Y mientras, el príncipe buscaba en el fondo de una jarra el reflejo de su alma. Analizaba el espejo esperpéntico con el fin de que le dijese cómo hallar la felicidad, como recomponer un corazón que una simple criada pisoteó un millar de veces con sus desgastadas sandalias.
Así, a base de bucear entre vasos de aguamiel, las prendas del apuesto príncipe se fueron corroyendo, pudriendo, desvaneciendo, hasta convertirse en harapos. Su armadura, antes de un metal más brillante que el platino, se oxidó, dando al caballero un aspecto lúgubre y sombrío.
La estrecha línea que separa el Bien del Mal es tan fina que sin darse cuenta el príncipe se volvió oscuro y ruin. Renegó de todo, sus posesiones, sus ideales, sus conocidos, incluso su trono... Quería estar solo.
Las primaveras se sucedieron, llegaron nuevos paladines a la comarca, y el caballero de blanca armadura, con el paso del tiempo, fue olvidado, relegado a un segundo plano por los mozos que un día le admiraron como a un Héroe.
Taciturno y medio moribundo, este decrépito vagabundo, frio y calculador a simple vista, seguía guardando los mismos ideales románticos y aventureros de los que hacía gala en su juventud, mas la gruesa capa de mugre que cubría su piel impedía que la gente lo viese como realmente era.

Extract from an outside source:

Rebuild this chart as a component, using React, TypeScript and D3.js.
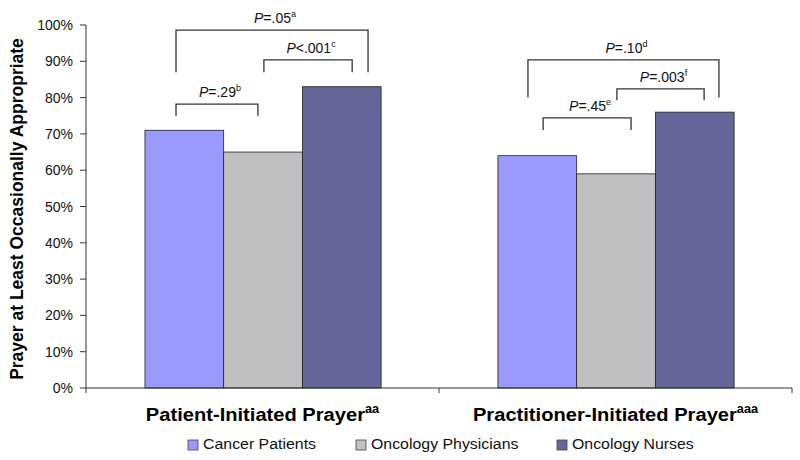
import React from "react";
import * as d3 from "d3";

const categories = ["Patient-Initiated Prayer", "Practitioner-Initiated Prayer"];
const categorySup = ["aa", "aaa"];
const series = ["Cancer Patients", "Oncology Physicians", "Oncology Nurses"];
const colors = ["#9999FF", "#C0C0C0", "#666699"];
const values = [
  [0.71, 0.65, 0.83],
  [0.64, 0.59, 0.76],
];
const yTicks = [0, 0.1, 0.2, 0.3, 0.4, 0.5, 0.6, 0.7, 0.8, 0.9, 1.0];

// brackets: category index, x from/to as fraction of category band, top & bottom (value units), label
const bracketCat = [0, 0, 0, 1, 1, 1];
const bracketX1 = [0.255, 0.504, 0.255, 0.252, 0.504, 0.295];
const bracketX2 = [0.799, 0.754, 0.487, 0.793, 0.751, 0.544];
const bracketTop = [0.986, 0.904, 0.782, 0.904, 0.824, 0.744];
const bracketBottom = [0.87, 0.87, 0.75, 0.80, 0.793, 0.711];
const bracketOp = ["=", "<", "=", "=", "=", "="];
const bracketVal = [".05", ".001", ".29", ".10", ".003", ".45"];
const bracketSup = ["a", "c", "b", "d", "f", "e"];

export default function App() {
  const W = 800, H = 460;
  const left = 86, right = 792, top = 25, bottom = 388;
  const y = d3.scaleLinear().domain([0, 1]).range([bottom, top]);
  const x0 = d3.scaleBand<string>().domain(categories).range([left, right]).padding(0);
  const bw = x0.bandwidth();
  const x1 = d3.scaleBand<string>().domain(series).range([bw * 0.167, bw * 0.836]).padding(0);
  const font = "Arial, 'Liberation Sans', Helvetica, sans-serif";
  const bc = "#333";
  const legendX = [188, 356, 557];

  return (
    <svg width={W} height={H} style={{ position: "absolute", left: 0, top: 0 }} fontFamily={font}>
      <rect x={0} y={0} width={W} height={H} fill="#fff" />
      {/* bars */}
      {categories.map((c, ci) =>
        series.map((s, si) => (
          <rect
            key={c + s}
            x={(x0(c) as number) + (x1(s) as number)}
            y={y(values[ci][si])}
            width={x1.bandwidth()}
            height={bottom - y(values[ci][si])}
            fill={colors[si]}
            stroke="#222"
            strokeWidth={0.8}
          />
        ))
      )}
      {/* y axis */}
      <line x1={left} x2={left} y1={top} y2={bottom} stroke="#333" strokeWidth={1} />
      {yTicks.map((t) => (
        <g key={t}>
          <line x1={left - 6} x2={left} y1={y(t)} y2={y(t)} stroke="#333" />
          <text x={left - 13} y={y(t) + 5} textAnchor="end" fontSize={14} fill="#111">
            {d3.format(".0%")(t)}
          </text>
        </g>
      ))}
      {/* x axis */}
      <line x1={left} x2={right} y1={bottom} y2={bottom} stroke="#333" />
      {[left, ...categories.map((c) => (x0(c) as number) + bw)].map((xv, i) => (
        <line key={i} x1={xv} x2={xv} y1={bottom} y2={bottom + 5} stroke="#333" />
      ))}
      {categories.map((c, ci) => (
        <text
          key={c}
          transform={`translate(${(x0(c) as number) + bw / 2},421) scale(1.06,1)`}
          textAnchor="middle"
          fontSize={19}
          fontWeight="bold"
          fill="#000"
        >
          {c}
          <tspan fontSize={12} dy={-8}>{categorySup[ci]}</tspan>
        </text>
      ))}
      {/* y title */}
      <text transform={`translate(23,${209}) rotate(-90)`} textAnchor="middle" fontSize={17.5} fontWeight="bold" fill="#000">
        Prayer at Least Occasionally Appropriate
      </text>
      {/* brackets */}
      {bracketCat.map((ci, i) => {
        const bx = x0(categories[ci]) as number;
        const xa = bx + bracketX1[i] * bw;
        const xb = bx + bracketX2[i] * bw;
        const yt = y(bracketTop[i]);
        const yb = y(bracketBottom[i]);
        return (
          <g key={i}>
            <path d={`M${xa},${yb}V${yt}H${xb}V${yb}`} fill="none" stroke={bc} strokeWidth={1.3} />
            <text x={(xa + xb) / 2 + 3} y={yt - 7} textAnchor="middle" fontSize={14} fill="#111">
              <tspan fontStyle="italic">P</tspan>
              {bracketOp[i] + bracketVal[i]}
              <tspan fontSize={9} dy={-6}>{bracketSup[i]}</tspan>
            </text>
          </g>
        );
      })}
      {/* legend */}
      {series.map((s, si) => (
        <g key={s}>
          <rect x={legendX[si]} y={440} width={10} height={10} fill={colors[si]} stroke="#444" strokeWidth={0.8} />
          <text transform={`translate(${legendX[si] + 15},448.5) scale(1.06,1)`} fontSize={15} fill="#111">{s}</text>
        </g>
      ))}
    </svg>
  );
}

El antiguo príncipe pensó que así, las personas que realmente lo quisiesen no verían en él ninguna diferencia con el antiguo guerrero y poeta, pero en el fondo sabía que se equivocaba.
Sabía que nadie lloraría su pérdida, sus antiguos amigos le darían de lado y se acercarían a su hermano menor, siguiente heredero al trono. Moriría solo, ya que esa sociedad infecta se fijaba más en las vestimentas y en la apariencia que en los ideales de uno. En efecto, el caballero murió, entre desechos y rodeado de ratas. Pero no murió triste, pues descubrió una cosa.
El tratar con ratas hizo que estas le quisiesen como a una más. Ellas no entendían de superficialismos. Ellas le acojieron como a una más de las miles de la colonia, huérfanas y confundidas, que buscaban infructuosamente alguien en quién apoyarse, a quién
pedir auxilio en momentos de necesidad sin pedir nada a cambio. El caballero murió feliz, se dió cuenta que, aunque el ser humano era la especie dominante del planeta, los animales eran los únicos que vivían como un sólo organismo, ya que entre las mismas especies no entendían de razas.
Un relámpago estremeció la quietud de la noche. El joven príncipe se despertó sobresaltado, bañado en sudor. No podía quitarse de la cabeza el sueño que había tenido. Sopesó largo y tendido esta idea hasta que llegó a ser rey. Entonces decidió comunicarle su idea de abolir la esclavitud y las clases sociales en su reino a su consejo de ministros. A la mañana siguiente apareció muerto en su habitación. Nadie vió nada, pero, coincidencia o no, el mayordomo tenía monóculo nuevo.